1) What is Divorce funding?

Divorce funding is a newer concept that not many people have heard about. In fact, when Jessica and T.H. interviewed Nicole Noonan, who is a lawyer and the founder/CEO of New Chapter Capitol, on the Divorce, etc… podcast about the idea, neither of them had ever even heard of it! In a nutshell, divorce funding is a monetary advance based on the client’s potential divorce settlement. Think of it as a loan to pay for your divorce costs. If someone doesn’t have access to savings, liquid cash, or stocks that can quickly be sold to pay for legal fees, but they will be getting some sort of settlement when the divorce is finalized, they may very well be eligible for divorce funding. Nicole says the money can then be used for legal fees, expert costs, and best of all, for reasonable living expenses.

2) When can you apply for divorce funding? 

An application for divorce funding can be made at any time during the process, as long as the client is already represented by counsel. Divorce funding is not an option for anyone who is self-represented or has not already hired a lawyer. Nicole explains that the law firm will need to fill out the application on the client’s behalf, and anyone at the firm can complete the application if she/he is familiar with the case.

3) How do you qualify for divorce funding? 

As no two cases are the same, Nicole admits there is no hard and fast rule for exactly how one qualifies for divorce funding. However, there needs to be something or some measure of assets, that will be able to be used to repay the funding at the end of the day.

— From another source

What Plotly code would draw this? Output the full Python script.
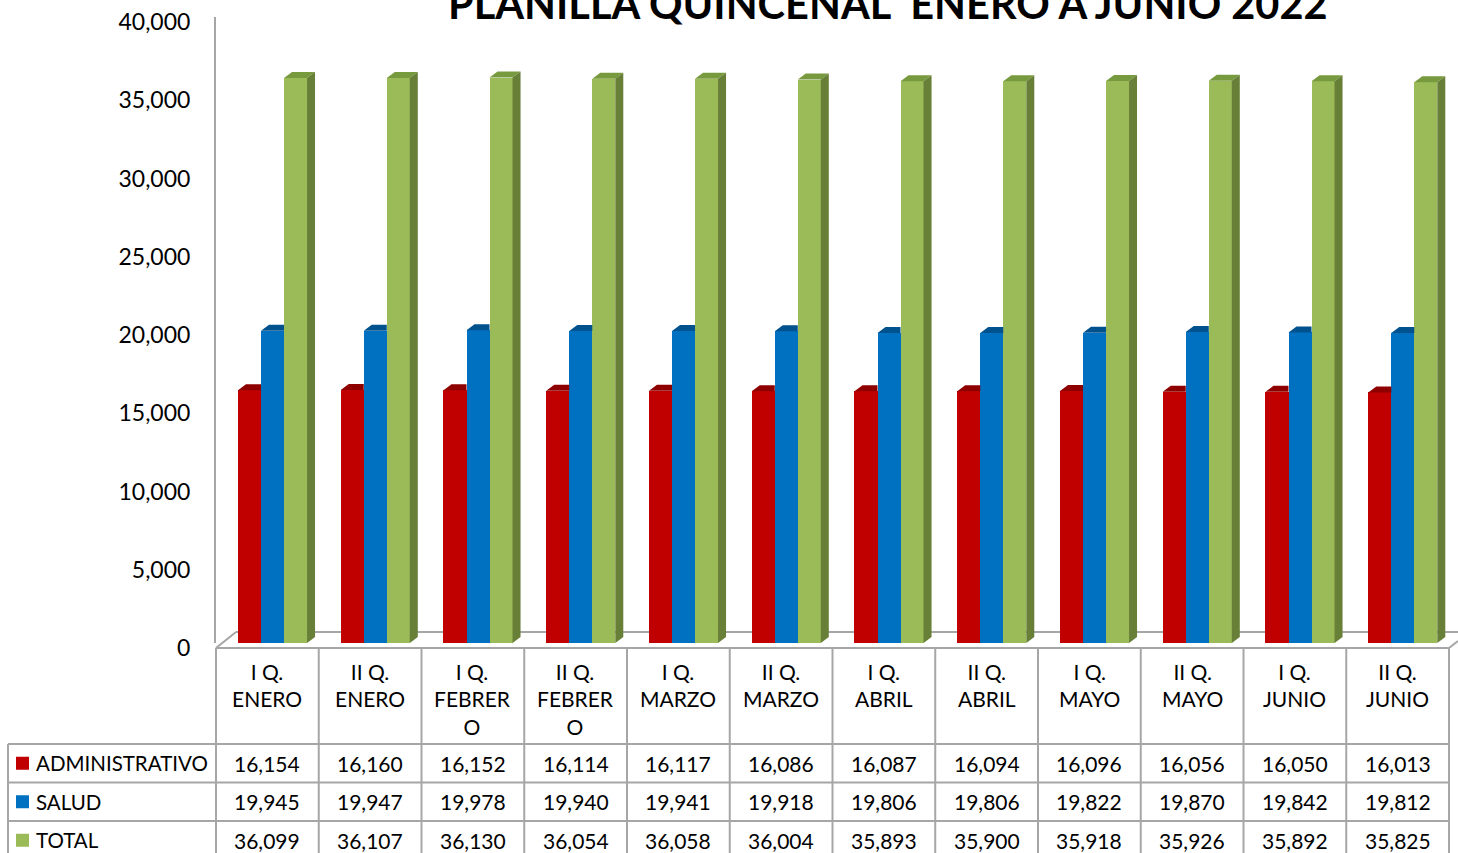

If there are no assets to be divided, and therefore no payout to the client at the end of the process, a client should not need funding.

4) What are the terms of repayment for divorce funding? 

Fortunately, at New Chapter Capitol, no repayments need to be made until the client reaches settlement. There is a monthly fee on whatever is taken out or borrowed, but nothing needs to be paid back during the course of the case.

5) What if the client gets less than what is expected? 

This is one of the reasons people don’t get approved for more than what is believed they would receive. At New Chapter Capitol, Nicole says their underwriters stick to approving about 20% of what they believe the client will receive. They do not believe in throwing good money after bad, and neither should the client.

6) What assets are taken into consideration when it comes to divorce funding? 

Nicole says they have approved clients dividing everything from houses to horses. They’ve valued more traditional assets, such as art and wine, but are also open to considering other items when it comes to what they believe will go into the total marital asset pool. 

7) Are there minimum or maximum amounts permitted for divorce funding? 

There are no maximum funding amounts. New Chapter has funded cases in the millions and as little as $20k. There don’t need to be assets to be approved, as long as there will be a monetary settlement in the end.

It’s important to keep in mind that divorce funding is not available for everyone, nor for people who simply don’t want to spend their money on divorce at the moment. But it is a terrific option for those with little liquidity but for whom money and/or assets will be gained after the divorce is finalized. Nicole says New Chapter Capitol funds cases from coast to coast, so no matter where you live, this could be available to you, if you qualify.